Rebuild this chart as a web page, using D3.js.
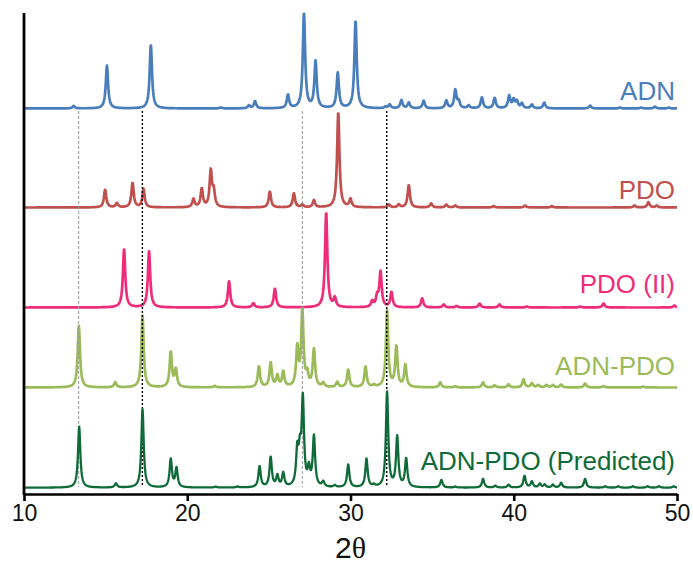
<!DOCTYPE html>
<html>
<head>
<meta charset="utf-8">
<script src="https://cdn.jsdelivr.net/npm/d3@7"></script>
<style>
  body { margin: 0; background: #fff; }
  text { font-family: "Liberation Sans", Arial, sans-serif; }
</style>
</head>
<body>
<div id="chart"></div>
<script>
// peak lists: [2theta, relative intensity]
var adnPeaks = [[13.04, 2.6], [15.08, 45], [17.77, 67], [22.05, 1], [23.78, 3], [24.15, 7.5],
    [26.17, 14], [27.15, 100], [27.86, 49], [29.22, 37], [30.31, 92], [32.14, 1.5], [32.4, 4],
    [33.12, 8.5], [33.57, 6], [34.48, 8], [35.87, 8], [36.42, 19], [36.63, 7], [37.24, 3],
    [38.05, 11.5], [38.83, 11], [39.72, 13], [39.99, 8.5], [40.19, 7], [40.5, 5], [41.11, 4],
    [41.87, 6], [44.68, 3], [46.5, 1], [47.8, 1], [48.65, 2], [49.5, 1]];
var pdoPeaks = [[14.97, 18.6], [15.69, 4.5], [16.65, 25.6], [17.32, 19.3], [20.38, 8.7],
    [20.89, 19.3], [21.44, 37.6], [21.62, 16], [25.06, 16.5], [26.53, 14.7], [27.05, 2.8],
    [27.76, 7.4], [29.25, 100], [30.0, 8.4], [32.35, 3], [32.96, 3], [33.57, 23.5], [34.94, 4.2],
    [35.87, 3], [36.42, 2], [38.77, 1.5], [40.7, 2], [42.34, 1.5], [47.4, 2], [48.25, 5.6], [48.76, 2]];
var pdo2Peaks = [[16.13, 61.5], [17.66, 59], [22.56, 27.4], [24.05, 4.5], [25.37, 19.7],
    [28.51, 100], [29.04, 9.2], [31.33, 6], [31.63, 10.5], [31.84, 36.8], [32.51, 15.8],
    [34.39, 9.5], [35.71, 3.2], [36.5, 1.5], [37.91, 4.2], [39.13, 3.2], [40.8, 1], [44.07, 1],
    [45.5, 4.2], [49.84, 2]];
var cocrystalPeaks = [[13.36, 64.8], [15.59, 5.3], [17.26, 75.4], [18.99, 36.8], [19.3, 18.2],
    [21.68, 1.6], [24.39, 21.8], [25.11, 25.6], [25.52, 11.6], [25.88, 15.8], [26.74, 40.3],
    [27.05, 80], [27.35, 12.3], [27.76, 39.3], [28.33, 4.2], [29.19, 5.3], [29.86, 18.2],
    [30.92, 21.4], [31.43, 2.1], [32.24, 80], [32.81, 42.4], [33.36, 23.2], [35.5, 5.3],
    [36.42, 1.1], [38.12, 5.3], [38.83, 2.1], [39.68, 3.2], [40.6, 8.4], [41.11, 4.2],
    [41.5, 2.5], [42.0, 2.5], [42.4, 2.5], [42.9, 3], [44.37, 4.2], [45.5, 1.5], [47.94, 1]];
var predictedPeaks = [[13.38, 64.2], [15.63, 4.5], [17.26, 82.5], [18.99, 29.8], [19.34, 20],
    [21.74, 1], [23.07, 1], [24.43, 22], [25.11, 31.6], [25.52, 11.6], [25.88, 14.4],
    [26.74, 36], [26.9, 31], [27.08, 90], [27.45, 17.6], [27.76, 52.6], [28.33, 5.3],
    [29.04, 2], [29.86, 23.9], [30.98, 29.8], [31.43, 2], [32.24, 100], [32.86, 52.6],
    [33.41, 29.8], [35.57, 8.1], [36.42, 1], [38.12, 9.2], [38.87, 2], [39.68, 3],
    [40.66, 12.3], [41.11, 6.3], [41.6, 4], [41.9, 3], [42.4, 3], [42.9, 5], [44.37, 9.2],
    [45.6, 1.5], [46.4, 1.5], [47.3, 1.5], [48.2, 1.5], [48.9, 1.5], [49.8, 1.5]];

var seriesNames = ["ADN", "PDO", "PDO (II)", "ADN-PDO", "ADN-PDO (Predicted)"];
var seriesPeaks = [adnPeaks, pdoPeaks, pdo2Peaks, cocrystalPeaks, predictedPeaks];
var seriesColors = ["#4a7ebb", "#c0504d", "#ee2d7a", "#9bbb59", "#0e6b38"];
var refLines = [13.35, 17.25, 27.05, 32.22];
var xTicks = [10, 20, 30, 40, 50];

var width = 693, height = 565;
var baselines = [108.5, 207.5, 307.5, 387.5, 487.7];
var labelY = [100, 198.5, 293, 374.5, 470];
var peakPx = 95;

var x = d3.scaleLinear().domain([10, 50]).range([24, 677]);

// pattern profile built from each peak list
function profile(peaks) {
    var w = 0.085, pts = [];
    for (var i = 0; i <= 2000; i++) {
        var t = 10 + i * 0.02, v = 0;
        peaks.forEach(function(p) {
            var d = (t - p[0]) / w;
            v += p[1] / (1 + d * d);
        });
        pts.push([t, v]);
    }
    return pts;
}

var svg = d3.select("#chart").append("svg")
    .attr("width", width).attr("height", height);

function drawSeries(i) {
    var y = d3.scaleLinear().domain([0, 100]).range([baselines[i], baselines[i] - peakPx]);
    var line = d3.line().x(function(d) { return x(d[0]); }).y(function(d) { return y(d[1]); });
    svg.append("path")
        .datum(profile(seriesPeaks[i]))
        .attr("d", line)
        .attr("fill", "none")
        .attr("stroke", seriesColors[i])
        .attr("stroke-width", i == 4 ? 2.3 : 2.7)
        .attr("stroke-linejoin", "round");
    svg.append("text")
        .attr("x", 675).attr("y", labelY[i])
        .attr("text-anchor", "end")
        .attr("font-size", 26)
        .attr("fill", seriesColors[i])
        .text(seriesNames[i]);
}

for (var i = 0; i < 4; i++) drawSeries(i);

// guide lines
svg.append("g").selectAll("line")
    .data(refLines)
    .enter().append("line")
        .attr("x1", function(d) { return x(d); })
        .attr("x2", function(d) { return x(d); })
        .attr("y1", 111).attr("y2", 487)
        .attr("stroke", function(d, j) { return j % 2 == 0 ? "#999" : "#000"; })
        .attr("stroke-width", function(d, j) { return j % 2 == 0 ? 1 : 1.4; })
        .attr("stroke-dasharray", function(d, j) { return j % 2 == 0 ? "3,2" : "2,2"; });

drawSeries(4);

// axes
var xAxis = svg.append("g")
    .attr("transform", "translate(0,494)")
    .call(d3.axisBottom(x).tickValues(xTicks).tickSize(7).tickSizeOuter(0).tickPadding(4));
xAxis.select(".domain").attr("stroke-width", 2.6);
xAxis.selectAll(".tick line").attr("stroke-width", 2.6);
xAxis.selectAll(".tick text")
    .attr("font-size", 23)
    .attr("font-family", "Liberation Sans, Arial, sans-serif")
    .attr("fill", "#111");

svg.append("line")
    .attr("x1", 24).attr("x2", 24)
    .attr("y1", 13).attr("y2", 495)
    .attr("stroke", "#000").attr("stroke-width", 2.8);

var xl = svg.append("text")
    .attr("x", x(30)).attr("y", 558)
    .attr("text-anchor", "middle")
    .attr("font-size", 30)
    .attr("fill", "#111");
xl.append("tspan").text("2");
xl.append("tspan").attr("font-family", "Liberation Serif, serif").text("θ");
</script>
</body>
</html>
◇ ◇ ◇ ◇ ◇
» **TASK GOAL**
Without the pictures, copy the material exactly as given.

» **FULL RESPONSE**
Rebuild this chart as a web page, using D3.js.
<!DOCTYPE html>
<html>
<head>
<meta charset="utf-8">
<script src="https://cdn.jsdelivr.net/npm/d3@7"></script>
<style>
  body { margin: 0; background: #fff; }
  text { font-family: "Liberation Sans", Arial, sans-serif; }
</style>
</head>
<body>
<div id="chart"></div>
<script>
// peak lists: [2theta, relative intensity]
var adnPeaks = [[13.04, 2.6], [15.08, 45], [17.77, 67], [22.05, 1], [23.78, 3], [24.15, 7.5],
    [26.17, 14], [27.15, 100], [27.86, 49], [29.22, 37], [30.31, 92], [32.14, 1.5], [32.4, 4],
    [33.12, 8.5], [33.57, 6], [34.48, 8], [35.87, 8], [36.42, 19], [36.63, 7], [37.24, 3],
    [38.05, 11.5], [38.83, 11], [39.72, 13], [39.99, 8.5], [40.19, 7], [40.5, 5], [41.11, 4],
    [41.87, 6], [44.68, 3], [46.5, 1], [47.8, 1], [48.65, 2], [49.5, 1]];
var pdoPeaks = [[14.97, 18.6], [15.69, 4.5], [16.65, 25.6], [17.32, 19.3], [20.38, 8.7],
    [20.89, 19.3], [21.44, 37.6], [21.62, 16], [25.06, 16.5], [26.53, 14.7], [27.05, 2.8],
    [27.76, 7.4], [29.25, 100], [30.0, 8.4], [32.35, 3], [32.96, 3], [33.57, 23.5], [34.94, 4.2],
    [35.87, 3], [36.42, 2], [38.77, 1.5], [40.7, 2], [42.34, 1.5], [47.4, 2], [48.25, 5.6], [48.76, 2]];
var pdo2Peaks = [[16.13, 61.5], [17.66, 59], [22.56, 27.4], [24.05, 4.5], [25.37, 19.7],
    [28.51, 100], [29.04, 9.2], [31.33, 6], [31.63, 10.5], [31.84, 36.8], [32.51, 15.8],
    [34.39, 9.5], [35.71, 3.2], [36.5, 1.5], [37.91, 4.2], [39.13, 3.2], [40.8, 1], [44.07, 1],
    [45.5, 4.2], [49.84, 2]];
var cocrystalPeaks = [[13.36, 64.8], [15.59, 5.3], [17.26, 75.4], [18.99, 36.8], [19.3, 18.2],
    [21.68, 1.6], [24.39, 21.8], [25.11, 25.6], [25.52, 11.6], [25.88, 15.8], [26.74, 40.3],
    [27.05, 80], [27.35, 12.3], [27.76, 39.3], [28.33, 4.2], [29.19, 5.3], [29.86, 18.2],
    [30.92, 21.4], [31.43, 2.1], [32.24, 80], [32.81, 42.4], [33.36, 23.2], [35.5, 5.3],
    [36.42, 1.1], [38.12, 5.3], [38.83, 2.1], [39.68, 3.2], [40.6, 8.4], [41.11, 4.2],
    [41.5, 2.5], [42.0, 2.5], [42.4, 2.5], [42.9, 3], [44.37, 4.2], [45.5, 1.5], [47.94, 1]];
var predictedPeaks = [[13.38, 64.2], [15.63, 4.5], [17.26, 82.5], [18.99, 29.8], [19.34, 20],
    [21.74, 1], [23.07, 1], [24.43, 22], [25.11, 31.6], [25.52, 11.6], [25.88, 14.4],
    [26.74, 36], [26.9, 31], [27.08, 90], [27.45, 17.6], [27.76, 52.6], [28.33, 5.3],
    [29.04, 2], [29.86, 23.9], [30.98, 29.8], [31.43, 2], [32.24, 100], [32.86, 52.6],
    [33.41, 29.8], [35.57, 8.1], [36.42, 1], [38.12, 9.2], [38.87, 2], [39.68, 3],
    [40.66, 12.3], [41.11, 6.3], [41.6, 4], [41.9, 3], [42.4, 3], [42.9, 5], [44.37, 9.2],
    [45.6, 1.5], [46.4, 1.5], [47.3, 1.5], [48.2, 1.5], [48.9, 1.5], [49.8, 1.5]];

var seriesNames = ["ADN", "PDO", "PDO (II)", "ADN-PDO", "ADN-PDO (Predicted)"];
var seriesPeaks = [adnPeaks, pdoPeaks, pdo2Peaks, cocrystalPeaks, predictedPeaks];
var seriesColors = ["#4a7ebb", "#c0504d", "#ee2d7a", "#9bbb59", "#0e6b38"];
var refLines = [13.35, 17.25, 27.05, 32.22];
var xTicks = [10, 20, 30, 40, 50];

var width = 693, height = 565;
var baselines = [108.5, 207.5, 307.5, 387.5, 487.7];
var labelY = [100, 198.5, 293, 374.5, 470];
var peakPx = 95;

var x = d3.scaleLinear().domain([10, 50]).range([24, 677]);

// pattern profile built from each peak list
function profile(peaks) {
    var w = 0.085, pts = [];
    for (var i = 0; i <= 2000; i++) {
        var t = 10 + i * 0.02, v = 0;
        peaks.forEach(function(p) {
            var d = (t - p[0]) / w;
            v += p[1] / (1 + d * d);
        });
        pts.push([t, v]);
    }
    return pts;
}

var svg = d3.select("#chart").append("svg")
    .attr("width", width).attr("height", height);

function drawSeries(i) {
    var y = d3.scaleLinear().domain([0, 100]).range([baselines[i], baselines[i] - peakPx]);
    var line = d3.line().x(function(d) { return x(d[0]); }).y(function(d) { return y(d[1]); });
    svg.append("path")
        .datum(profile(seriesPeaks[i]))
        .attr("d", line)
        .attr("fill", "none")
        .attr("stroke", seriesColors[i])
        .attr("stroke-width", i == 4 ? 2.3 : 2.7)
        .attr("stroke-linejoin", "round");
    svg.append("text")
        .attr("x", 675).attr("y", labelY[i])
        .attr("text-anchor", "end")
        .attr("font-size", 26)
        .attr("fill", seriesColors[i])
        .text(seriesNames[i]);
}

for (var i = 0; i < 4; i++) drawSeries(i);

// guide lines
svg.append("g").selectAll("line")
    .data(refLines)
    .enter().append("line")
        .attr("x1", function(d) { return x(d); })
        .attr("x2", function(d) { return x(d); })
        .attr("y1", 111).attr("y2", 487)
        .attr("stroke", function(d, j) { return j % 2 == 0 ? "#999" : "#000"; })
        .attr("stroke-width", function(d, j) { return j % 2 == 0 ? 1 : 1.4; })
        .attr("stroke-dasharray", function(d, j) { return j % 2 == 0 ? "3,2" : "2,2"; });

drawSeries(4);

// axes
var xAxis = svg.append("g")
    .attr("transform", "translate(0,494)")
    .call(d3.axisBottom(x).tickValues(xTicks).tickSize(7).tickSizeOuter(0).tickPadding(4));
xAxis.select(".domain").attr("stroke-width", 2.6);
xAxis.selectAll(".tick line").attr("stroke-width", 2.6);
xAxis.selectAll(".tick text")
    .attr("font-size", 23)
    .attr("font-family", "Liberation Sans, Arial, sans-serif")
    .attr("fill", "#111");

svg.append("line")
    .attr("x1", 24).attr("x2", 24)
    .attr("y1", 13).attr("y2", 495)
    .attr("stroke", "#000").attr("stroke-width", 2.8);

var xl = svg.append("text")
    .attr("x", x(30)).attr("y", 558)
    .attr("text-anchor", "middle")
    .attr("font-size", 30)
    .attr("fill", "#111");
xl.append("tspan").text("2");
xl.append("tspan").attr("font-family", "Liberation Serif, serif").text("θ");
</script>
</body>
</html>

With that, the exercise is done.